§ **AVAILABLE DATA**
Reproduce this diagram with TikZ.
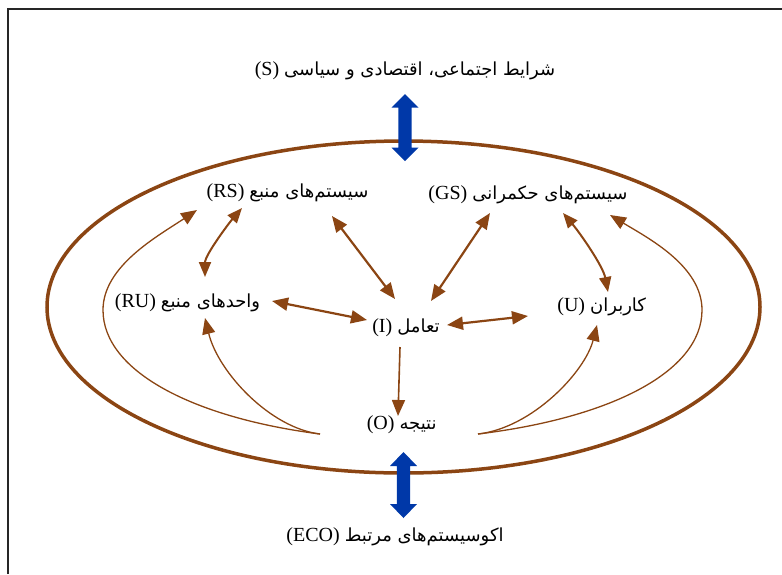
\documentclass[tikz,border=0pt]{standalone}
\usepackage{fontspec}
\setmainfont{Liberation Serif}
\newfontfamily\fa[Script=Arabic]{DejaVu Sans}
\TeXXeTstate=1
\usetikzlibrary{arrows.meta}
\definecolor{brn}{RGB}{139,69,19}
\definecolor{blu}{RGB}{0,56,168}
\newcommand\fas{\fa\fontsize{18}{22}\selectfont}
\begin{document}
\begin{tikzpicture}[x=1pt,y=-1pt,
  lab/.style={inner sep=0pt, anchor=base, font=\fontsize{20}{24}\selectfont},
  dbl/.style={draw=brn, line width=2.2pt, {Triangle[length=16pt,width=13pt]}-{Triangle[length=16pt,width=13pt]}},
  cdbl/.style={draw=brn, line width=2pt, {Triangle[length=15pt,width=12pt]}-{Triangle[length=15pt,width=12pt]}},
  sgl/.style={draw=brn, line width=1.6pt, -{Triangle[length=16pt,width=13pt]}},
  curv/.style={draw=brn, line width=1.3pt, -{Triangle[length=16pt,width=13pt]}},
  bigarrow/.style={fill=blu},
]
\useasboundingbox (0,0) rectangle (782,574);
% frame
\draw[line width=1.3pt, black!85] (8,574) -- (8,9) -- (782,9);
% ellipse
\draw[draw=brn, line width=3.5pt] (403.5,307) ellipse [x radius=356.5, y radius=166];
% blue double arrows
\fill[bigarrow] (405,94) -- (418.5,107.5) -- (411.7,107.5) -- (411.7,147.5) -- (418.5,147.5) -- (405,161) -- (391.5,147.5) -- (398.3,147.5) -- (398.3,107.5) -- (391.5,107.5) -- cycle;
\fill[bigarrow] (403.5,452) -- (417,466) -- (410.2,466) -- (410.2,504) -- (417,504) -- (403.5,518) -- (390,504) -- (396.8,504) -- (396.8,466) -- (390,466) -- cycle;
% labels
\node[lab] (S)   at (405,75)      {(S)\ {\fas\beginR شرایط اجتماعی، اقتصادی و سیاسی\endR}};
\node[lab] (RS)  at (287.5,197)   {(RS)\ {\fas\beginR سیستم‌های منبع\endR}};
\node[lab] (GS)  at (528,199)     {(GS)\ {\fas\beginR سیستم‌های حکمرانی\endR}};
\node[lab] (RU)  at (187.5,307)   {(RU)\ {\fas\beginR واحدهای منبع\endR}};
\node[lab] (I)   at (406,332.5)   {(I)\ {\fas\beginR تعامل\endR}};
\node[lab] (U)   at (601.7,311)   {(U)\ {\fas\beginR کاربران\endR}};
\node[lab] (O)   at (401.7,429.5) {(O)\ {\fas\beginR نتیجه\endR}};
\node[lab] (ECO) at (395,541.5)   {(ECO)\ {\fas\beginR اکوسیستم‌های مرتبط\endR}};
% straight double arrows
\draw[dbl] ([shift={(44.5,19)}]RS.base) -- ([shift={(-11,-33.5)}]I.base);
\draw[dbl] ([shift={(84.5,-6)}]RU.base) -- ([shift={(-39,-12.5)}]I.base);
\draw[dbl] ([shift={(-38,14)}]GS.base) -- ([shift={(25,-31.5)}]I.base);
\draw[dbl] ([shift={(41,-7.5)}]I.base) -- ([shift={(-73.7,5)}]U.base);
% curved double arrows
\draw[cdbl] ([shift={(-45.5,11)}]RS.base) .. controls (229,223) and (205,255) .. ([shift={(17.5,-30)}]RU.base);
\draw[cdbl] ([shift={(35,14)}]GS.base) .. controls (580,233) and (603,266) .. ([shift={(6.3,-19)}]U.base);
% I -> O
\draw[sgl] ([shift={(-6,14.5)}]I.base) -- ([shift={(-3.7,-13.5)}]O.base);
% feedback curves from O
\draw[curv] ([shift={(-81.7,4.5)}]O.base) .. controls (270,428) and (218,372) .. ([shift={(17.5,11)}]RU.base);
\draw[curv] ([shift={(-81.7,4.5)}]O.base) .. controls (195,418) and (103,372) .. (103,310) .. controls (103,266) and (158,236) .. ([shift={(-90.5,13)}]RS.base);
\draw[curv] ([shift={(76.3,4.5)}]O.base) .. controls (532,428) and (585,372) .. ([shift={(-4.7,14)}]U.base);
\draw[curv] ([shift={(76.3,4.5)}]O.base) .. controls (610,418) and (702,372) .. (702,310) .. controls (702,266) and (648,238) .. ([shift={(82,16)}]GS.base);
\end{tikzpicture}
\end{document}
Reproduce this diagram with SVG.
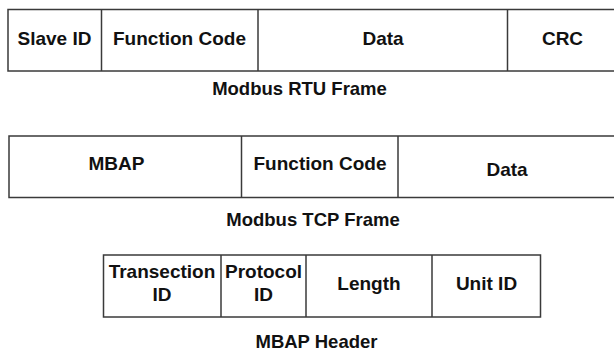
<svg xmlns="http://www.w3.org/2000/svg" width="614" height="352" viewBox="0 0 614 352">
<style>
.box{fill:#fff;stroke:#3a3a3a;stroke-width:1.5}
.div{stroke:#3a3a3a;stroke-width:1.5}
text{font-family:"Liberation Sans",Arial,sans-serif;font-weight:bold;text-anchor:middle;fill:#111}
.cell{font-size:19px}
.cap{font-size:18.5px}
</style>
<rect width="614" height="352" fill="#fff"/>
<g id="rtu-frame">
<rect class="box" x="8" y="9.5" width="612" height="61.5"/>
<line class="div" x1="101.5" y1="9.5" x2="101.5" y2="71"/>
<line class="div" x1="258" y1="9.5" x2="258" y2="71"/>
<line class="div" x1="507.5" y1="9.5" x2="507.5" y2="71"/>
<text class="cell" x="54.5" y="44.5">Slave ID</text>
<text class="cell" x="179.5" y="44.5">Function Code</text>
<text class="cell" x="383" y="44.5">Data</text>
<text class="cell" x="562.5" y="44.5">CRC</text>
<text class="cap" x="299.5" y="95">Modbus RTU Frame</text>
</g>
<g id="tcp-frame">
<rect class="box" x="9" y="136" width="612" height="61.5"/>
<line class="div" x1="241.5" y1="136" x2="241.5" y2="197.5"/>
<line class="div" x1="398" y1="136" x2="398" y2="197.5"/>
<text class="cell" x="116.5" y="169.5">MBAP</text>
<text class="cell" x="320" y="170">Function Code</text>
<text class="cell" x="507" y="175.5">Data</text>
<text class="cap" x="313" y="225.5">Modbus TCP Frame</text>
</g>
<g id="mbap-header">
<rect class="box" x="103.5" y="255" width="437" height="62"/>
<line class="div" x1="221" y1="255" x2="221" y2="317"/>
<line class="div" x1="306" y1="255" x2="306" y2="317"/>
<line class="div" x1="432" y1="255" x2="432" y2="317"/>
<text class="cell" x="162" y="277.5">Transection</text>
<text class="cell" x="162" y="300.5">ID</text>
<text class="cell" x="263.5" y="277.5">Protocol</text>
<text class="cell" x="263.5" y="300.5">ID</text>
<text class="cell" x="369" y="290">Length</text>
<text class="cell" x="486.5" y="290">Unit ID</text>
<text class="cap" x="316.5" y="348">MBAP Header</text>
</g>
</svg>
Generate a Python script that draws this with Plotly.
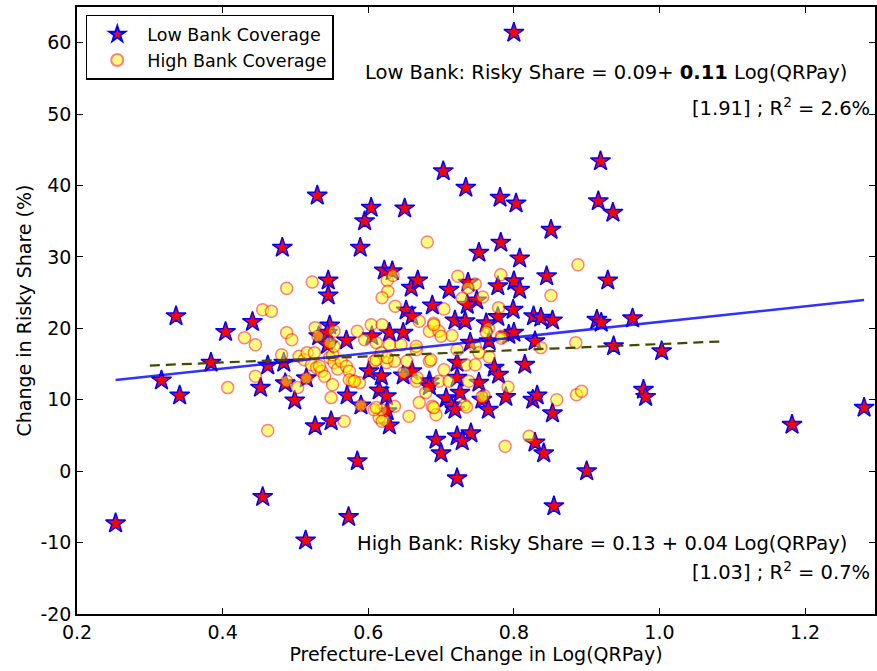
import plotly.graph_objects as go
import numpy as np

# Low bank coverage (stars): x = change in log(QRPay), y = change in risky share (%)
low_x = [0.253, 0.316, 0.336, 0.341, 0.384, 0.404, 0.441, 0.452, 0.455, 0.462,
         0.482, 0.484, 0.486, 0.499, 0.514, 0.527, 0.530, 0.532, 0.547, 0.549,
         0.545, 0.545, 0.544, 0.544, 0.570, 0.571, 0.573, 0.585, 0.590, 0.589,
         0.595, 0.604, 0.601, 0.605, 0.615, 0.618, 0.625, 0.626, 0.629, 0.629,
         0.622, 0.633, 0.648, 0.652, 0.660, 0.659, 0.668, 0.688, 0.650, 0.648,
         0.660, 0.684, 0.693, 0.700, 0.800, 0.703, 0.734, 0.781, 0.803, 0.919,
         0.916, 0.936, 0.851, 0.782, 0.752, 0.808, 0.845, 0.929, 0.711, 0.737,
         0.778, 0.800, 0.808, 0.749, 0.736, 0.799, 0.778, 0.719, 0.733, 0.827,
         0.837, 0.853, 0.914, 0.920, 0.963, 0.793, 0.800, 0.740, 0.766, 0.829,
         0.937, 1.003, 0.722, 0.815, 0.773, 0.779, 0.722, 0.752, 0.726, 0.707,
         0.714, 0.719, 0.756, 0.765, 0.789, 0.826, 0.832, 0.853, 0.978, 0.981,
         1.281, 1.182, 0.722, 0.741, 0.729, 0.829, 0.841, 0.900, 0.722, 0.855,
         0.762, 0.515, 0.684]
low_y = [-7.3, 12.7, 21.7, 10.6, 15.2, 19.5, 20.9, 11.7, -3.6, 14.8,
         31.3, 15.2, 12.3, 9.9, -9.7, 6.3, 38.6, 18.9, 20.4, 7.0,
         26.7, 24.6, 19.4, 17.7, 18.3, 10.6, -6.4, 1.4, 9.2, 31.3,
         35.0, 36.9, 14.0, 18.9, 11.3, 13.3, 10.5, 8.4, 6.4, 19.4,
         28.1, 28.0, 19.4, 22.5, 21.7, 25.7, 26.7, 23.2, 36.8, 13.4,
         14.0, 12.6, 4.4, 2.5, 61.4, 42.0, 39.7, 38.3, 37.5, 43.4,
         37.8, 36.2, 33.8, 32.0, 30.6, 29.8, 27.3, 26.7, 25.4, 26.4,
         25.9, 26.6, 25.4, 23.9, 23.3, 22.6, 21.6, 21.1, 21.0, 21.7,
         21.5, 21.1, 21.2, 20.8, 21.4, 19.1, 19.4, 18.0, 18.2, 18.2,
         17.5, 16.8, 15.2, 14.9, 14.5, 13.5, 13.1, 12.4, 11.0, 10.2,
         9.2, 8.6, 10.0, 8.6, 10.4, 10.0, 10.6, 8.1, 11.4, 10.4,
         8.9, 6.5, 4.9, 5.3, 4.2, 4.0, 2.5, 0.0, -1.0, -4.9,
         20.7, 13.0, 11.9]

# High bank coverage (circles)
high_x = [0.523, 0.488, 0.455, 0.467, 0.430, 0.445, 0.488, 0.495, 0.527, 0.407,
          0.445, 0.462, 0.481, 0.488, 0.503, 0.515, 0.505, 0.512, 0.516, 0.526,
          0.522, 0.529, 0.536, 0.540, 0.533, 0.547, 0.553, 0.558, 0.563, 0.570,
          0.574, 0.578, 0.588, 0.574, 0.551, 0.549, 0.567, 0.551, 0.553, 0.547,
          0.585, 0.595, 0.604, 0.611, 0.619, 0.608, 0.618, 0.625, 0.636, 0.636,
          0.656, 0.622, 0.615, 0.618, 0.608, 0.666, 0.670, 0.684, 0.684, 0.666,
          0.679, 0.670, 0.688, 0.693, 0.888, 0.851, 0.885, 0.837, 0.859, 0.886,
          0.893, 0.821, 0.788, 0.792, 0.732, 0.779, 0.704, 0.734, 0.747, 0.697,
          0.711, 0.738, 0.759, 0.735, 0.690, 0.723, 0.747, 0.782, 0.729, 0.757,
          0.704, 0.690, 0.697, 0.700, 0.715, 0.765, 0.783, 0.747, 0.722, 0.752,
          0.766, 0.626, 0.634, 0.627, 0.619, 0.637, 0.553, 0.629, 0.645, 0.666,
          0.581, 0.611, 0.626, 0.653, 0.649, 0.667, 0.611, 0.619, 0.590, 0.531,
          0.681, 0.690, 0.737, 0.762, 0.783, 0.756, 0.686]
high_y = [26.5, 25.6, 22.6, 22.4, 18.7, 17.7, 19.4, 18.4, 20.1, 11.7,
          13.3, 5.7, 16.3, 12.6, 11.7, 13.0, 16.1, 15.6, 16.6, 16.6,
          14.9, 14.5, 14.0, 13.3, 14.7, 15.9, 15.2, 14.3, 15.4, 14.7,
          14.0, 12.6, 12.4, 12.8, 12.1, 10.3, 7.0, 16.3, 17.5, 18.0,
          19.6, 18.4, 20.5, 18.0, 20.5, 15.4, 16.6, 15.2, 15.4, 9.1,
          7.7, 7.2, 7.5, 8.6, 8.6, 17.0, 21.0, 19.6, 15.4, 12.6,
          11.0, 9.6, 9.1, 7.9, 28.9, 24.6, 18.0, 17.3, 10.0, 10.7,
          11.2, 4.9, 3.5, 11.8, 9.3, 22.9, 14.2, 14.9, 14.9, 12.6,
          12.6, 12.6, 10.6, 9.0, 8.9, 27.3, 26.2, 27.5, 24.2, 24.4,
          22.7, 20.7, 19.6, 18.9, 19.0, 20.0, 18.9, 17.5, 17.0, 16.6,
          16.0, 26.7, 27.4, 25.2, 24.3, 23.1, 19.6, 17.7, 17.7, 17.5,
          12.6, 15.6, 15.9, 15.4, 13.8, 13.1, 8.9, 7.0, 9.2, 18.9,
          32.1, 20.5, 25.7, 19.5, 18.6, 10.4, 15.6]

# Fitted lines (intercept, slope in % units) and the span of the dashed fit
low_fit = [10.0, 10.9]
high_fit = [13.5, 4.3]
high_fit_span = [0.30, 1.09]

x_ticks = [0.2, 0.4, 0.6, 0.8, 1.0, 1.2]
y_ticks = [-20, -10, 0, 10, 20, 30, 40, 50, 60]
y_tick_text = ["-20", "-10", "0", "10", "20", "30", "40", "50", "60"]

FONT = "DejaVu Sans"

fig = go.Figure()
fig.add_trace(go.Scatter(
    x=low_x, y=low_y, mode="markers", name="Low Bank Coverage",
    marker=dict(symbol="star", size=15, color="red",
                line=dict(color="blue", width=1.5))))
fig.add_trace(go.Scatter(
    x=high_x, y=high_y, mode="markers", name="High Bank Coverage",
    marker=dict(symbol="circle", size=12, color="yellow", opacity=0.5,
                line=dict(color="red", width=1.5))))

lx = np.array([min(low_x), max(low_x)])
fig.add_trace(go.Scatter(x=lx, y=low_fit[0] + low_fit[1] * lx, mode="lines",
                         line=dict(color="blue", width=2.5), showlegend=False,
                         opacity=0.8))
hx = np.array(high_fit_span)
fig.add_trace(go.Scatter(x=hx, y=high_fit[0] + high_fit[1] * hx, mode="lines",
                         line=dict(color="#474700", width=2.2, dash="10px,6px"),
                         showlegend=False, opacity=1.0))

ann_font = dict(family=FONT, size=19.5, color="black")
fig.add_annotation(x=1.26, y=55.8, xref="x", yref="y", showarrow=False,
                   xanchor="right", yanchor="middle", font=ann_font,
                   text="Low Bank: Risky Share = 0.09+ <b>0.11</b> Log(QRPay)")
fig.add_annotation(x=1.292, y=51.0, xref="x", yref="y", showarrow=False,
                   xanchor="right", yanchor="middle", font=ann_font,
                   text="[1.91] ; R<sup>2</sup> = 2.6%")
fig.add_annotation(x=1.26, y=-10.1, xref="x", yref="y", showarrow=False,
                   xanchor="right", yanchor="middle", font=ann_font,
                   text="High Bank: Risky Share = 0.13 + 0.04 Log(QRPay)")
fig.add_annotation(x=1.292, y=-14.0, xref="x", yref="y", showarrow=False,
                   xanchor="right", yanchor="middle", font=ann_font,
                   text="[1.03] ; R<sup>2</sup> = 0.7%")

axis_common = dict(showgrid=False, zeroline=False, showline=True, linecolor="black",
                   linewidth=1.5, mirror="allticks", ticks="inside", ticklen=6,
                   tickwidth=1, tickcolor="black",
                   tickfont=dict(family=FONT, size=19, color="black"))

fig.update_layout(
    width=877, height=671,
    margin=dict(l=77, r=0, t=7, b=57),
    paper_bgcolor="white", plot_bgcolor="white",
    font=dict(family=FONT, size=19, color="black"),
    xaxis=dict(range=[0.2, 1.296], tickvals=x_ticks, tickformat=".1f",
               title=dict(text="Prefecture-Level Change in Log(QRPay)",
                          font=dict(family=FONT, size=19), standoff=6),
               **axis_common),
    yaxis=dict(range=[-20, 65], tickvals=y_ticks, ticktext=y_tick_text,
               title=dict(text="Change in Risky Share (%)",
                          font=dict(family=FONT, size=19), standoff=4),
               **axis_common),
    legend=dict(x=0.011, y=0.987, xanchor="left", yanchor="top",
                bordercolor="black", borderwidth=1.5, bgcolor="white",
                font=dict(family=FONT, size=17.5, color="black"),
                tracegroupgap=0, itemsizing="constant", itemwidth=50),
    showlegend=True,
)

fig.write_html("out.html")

§ **WRITTEN PROBLEM**
Skip the pictures and repeat, word for word, the lines from the one containing "Reproduce this diagram with SVG." to the one containing "import numpy as np", keeping both of those lines.

§ **WRITTEN REPLY**
Reproduce this diagram with SVG.
<svg xmlns="http://www.w3.org/2000/svg" width="614" height="352" viewBox="0 0 614 352">
<style>
.box{fill:#fff;stroke:#3a3a3a;stroke-width:1.5}
.div{stroke:#3a3a3a;stroke-width:1.5}
text{font-family:"Liberation Sans",Arial,sans-serif;font-weight:bold;text-anchor:middle;fill:#111}
.cell{font-size:19px}
.cap{font-size:18.5px}
</style>
<rect width="614" height="352" fill="#fff"/>
<g id="rtu-frame">
<rect class="box" x="8" y="9.5" width="612" height="61.5"/>
<line class="div" x1="101.5" y1="9.5" x2="101.5" y2="71"/>
<line class="div" x1="258" y1="9.5" x2="258" y2="71"/>
<line class="div" x1="507.5" y1="9.5" x2="507.5" y2="71"/>
<text class="cell" x="54.5" y="44.5">Slave ID</text>
<text class="cell" x="179.5" y="44.5">Function Code</text>
<text class="cell" x="383" y="44.5">Data</text>
<text class="cell" x="562.5" y="44.5">CRC</text>
<text class="cap" x="299.5" y="95">Modbus RTU Frame</text>
</g>
<g id="tcp-frame">
<rect class="box" x="9" y="136" width="612" height="61.5"/>
<line class="div" x1="241.5" y1="136" x2="241.5" y2="197.5"/>
<line class="div" x1="398" y1="136" x2="398" y2="197.5"/>
<text class="cell" x="116.5" y="169.5">MBAP</text>
<text class="cell" x="320" y="170">Function Code</text>
<text class="cell" x="507" y="175.5">Data</text>
<text class="cap" x="313" y="225.5">Modbus TCP Frame</text>
</g>
<g id="mbap-header">
<rect class="box" x="103.5" y="255" width="437" height="62"/>
<line class="div" x1="221" y1="255" x2="221" y2="317"/>
<line class="div" x1="306" y1="255" x2="306" y2="317"/>
<line class="div" x1="432" y1="255" x2="432" y2="317"/>
<text class="cell" x="162" y="277.5">Transection</text>
<text class="cell" x="162" y="300.5">ID</text>
<text class="cell" x="263.5" y="277.5">Protocol</text>
<text class="cell" x="263.5" y="300.5">ID</text>
<text class="cell" x="369" y="290">Length</text>
<text class="cell" x="486.5" y="290">Unit ID</text>
<text class="cap" x="316.5" y="348">MBAP Header</text>
</g>
</svg>
Generate a Python script that draws this with Plotly.
import plotly.graph_objects as go
import numpy as np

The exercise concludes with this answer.